The focus for the unions has shifted to labor lawyers who are examining the bill in terms of both the legality of calling a conference committee to rewrite the bill without the notice called for in Wisconsin’s Open Meeting Law and the legality of any law that denies union representation to union members. Gov. Walker has said all along that collective bargaining rights must be cut for the public sector unions to allow local authorities more flexibility in their use of employees. He has never explained how that flexibility would help local governments deal with the $1 billion in state assistance to them that Walker’s budget calls for while barring them from raising local taxes. Flexibility of work assignment is not actually a matter for collective bargaining, but there is a Supreme Court decision that assures union workers the right to representation by a union representative in issues of flexible work assignments.
For those who support the unions, the issue now is the 8 recall petitions being circulated for those members of the Wisconsin State Senate who qualify for recall at this time. Half the Senate is elected every two years, and recall is limited to those who have served more than one year from the date of their election. Among the Senators who are being subjected to the recall petitions are two who won their districts with less than 200 votes and the now-famous Glenn Grothman, who stopped being polite to Lawrence O’Donnell as soon as the bill was signed by Gov. Walker. There are also recall petitions being circulated for 8 Democrats, but those are being done by the PAC Americans for Prosperity, which is run by the Koch brothers. The relationship between the PAC, the Koch brothers and Gov. Walker was exposed by a prank phone call two weeks ago that Gov. Walker took from Buffalo Beast editor Ian Murphy posing as David Koch.

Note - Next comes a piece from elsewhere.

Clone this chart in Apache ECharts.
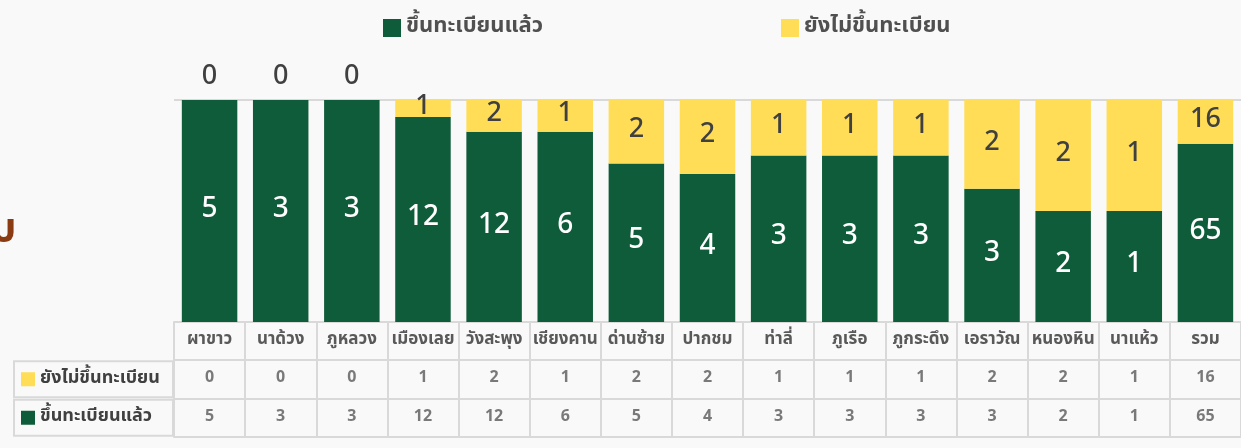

Though the Wisconsin 14 failed to prevent the passage of the collective-bargaining ending portion of the Budget Repair Bill, they did succeed in ways no one expected at the time. The gave the voters of Wisconsin three weeks to discover what was in the bill, something that would not have happened if Walker had succeeded in pile-driving it through his Republican Assembly and Senate. They were able to see how much of the bill had nothing whatsoever to do with balancing the budget. They were able to hear how the purpose of the union-breaking provisions was to deny automatic union-dues-withdrawal in paychecks to deny the unions money to give to the Democratic Party. MSNBC contributor Pat Buchanan was crowing about that part of the plan on Saturday morning and saying that if the rest of the bills being pushed in Republican-dominated states were passed, a Republican could defeat President Obama in 2012.
Wisconsinites were able to learn that the bill included a provision allowing the Governor to sell off aging power plants without taking bids, just as they learned how deep Walker is inside the pockets of energy-billionaire David Koch They also discovered a provision that would require a person to have an I.D. issued by the Department of Motor Vehicles in order to register to vote.
The impact of the Wisconsin 14 goes far beyond Wisconsin. The protests made other people look at what was being proposed in their states in the name of “fiscal responsibility” – like the bill in Michigan that would allow the governor to un-incorporate every town and city and take personal control over the entire state through a series of appointed persons or companies. All he would have to do is declare that a town or county was in a “fiscal emergency.” The structure of the government that would be created is identical to the Qaddafi regime in Libya. In New Hampshire, a bill would deny voting rights to out-of-state or even out-of-town students. The bill is in direct violation of Supreme Court rulings on student voting rights, but since when do Republicans bother with Supreme Court rulings.
The entire nation should be cheering those 14 men and women. They gave America the time to find out what the grand plan is for Republicans to take control of the whole Federal government, to deny voting rights, to destroy unions in the public sector, to give away billions in tax cuts to their corporate supporters while cutting everything from medical aid to education. The Wisconsin 14 exposed the lie that the Republicans are only interested in saving their “broke” states.